The clearness of the lake-water was surprising. It’s crystal clear. Standing on its bank, I could see almost its bottom. Legends has it, whenever something falls in the water, small birds would come flying and pick it up from the water. I have heard the same story on other sacred lakes of Himalaya, Khecheopalri in Sikkim being one.
Some small grey birds were hopping around me on the bank of the Satopanth Lake. I made a small paper ball and threw it in the lake. My paper ball remained floating till the afternoon turned into the evening and I could not see it any longer. But no bird came to pick it up.
As the evening descended, my silent ascetic came and sat beside me. It seemed that he is in a mood to talk. Immediately, I started to fire my questions. Smilingly he took up a pen and started to write down his answers in my diary.
I asked, ‘why did he come to this god forsaken place?’
He simply replied, ‘to meditate’.
‘But that can be done in ones home.’
He said, ‘yes. But you know, milk comes out only from the nipples of the cow and not from its horn or hoop.’
We talked about god, religion, spirituality, laws of nature, almost on every thing under the sun except on his person. He refused to answer any personal query; not even from where he came from. He had magnificent clarity of though, deep insight, strong opinion – a bit religious may be, but nevertheless strong belief backed by logical argument.
At the end of it he asked me, ‘why did you come?’
I said, ‘to see and to experience this fantastic world of myth and reality; to see this breathtaking beauty.’
He said, ‘me too. But to see the mountain within the mountain; to see the tal
within the tal; to experience the world within this world of myth.’

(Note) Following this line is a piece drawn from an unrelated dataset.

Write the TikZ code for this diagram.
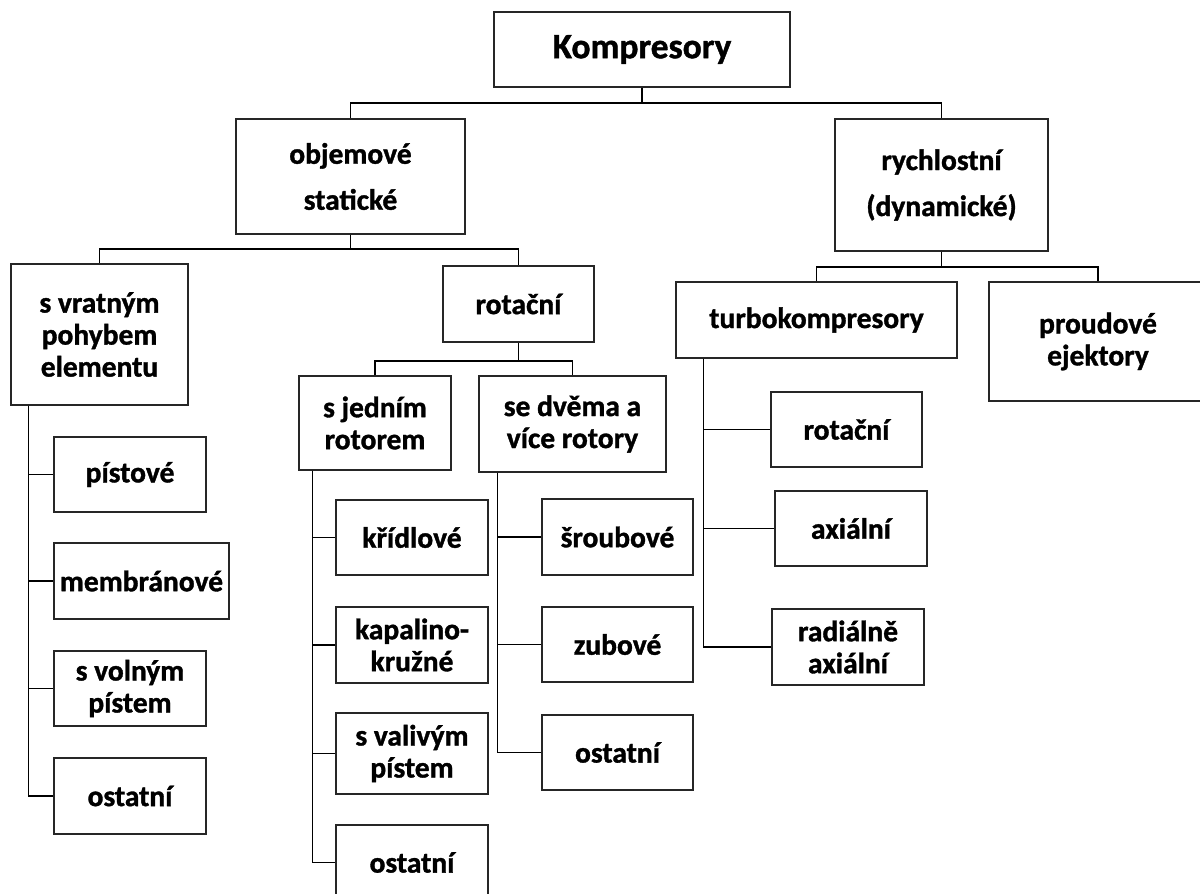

The evening passed into a starry night, I have never seen so many stars in the night sky before and the night into a glorious dawn. It was time to depart from this world of splendor and legend. As we clambered up the ridge, our silent ascetic stood on the bank of lake biding us farewell. I turned back to have a last look. I, certainly, will not be coming again. Seeing me turn back, he waived. I felt his gaze on me — full of compassion and tolerance, silently caressing me like the soft touch of a caring mother. Again something wailed inside me, and again I felt like crying aloud.
We did not know anything about him. Mortals like us are not comfortable with unanswered queries and unexplained phenomena. There were so many unanswered questions– thousands of it that were never going to be answered, smothered by the omnipotent silence. Perhaps he was right to take the vow of silence. This is certainly the right place for taking such a vow.
It is said, Bramha-Bishnu-Maheswar – the holiest of the gods, the Holy Trinity, are in perpetual meditation on the three vertices of the triangular shaped Satopanth Tal (Lake). That’s why its ambience is so ethereal. Nobody dares to break the all-pervading cloak of silence around here.
Off course, we have not seen any of the Holy Trinity; on second thought, perhaps we have seen one!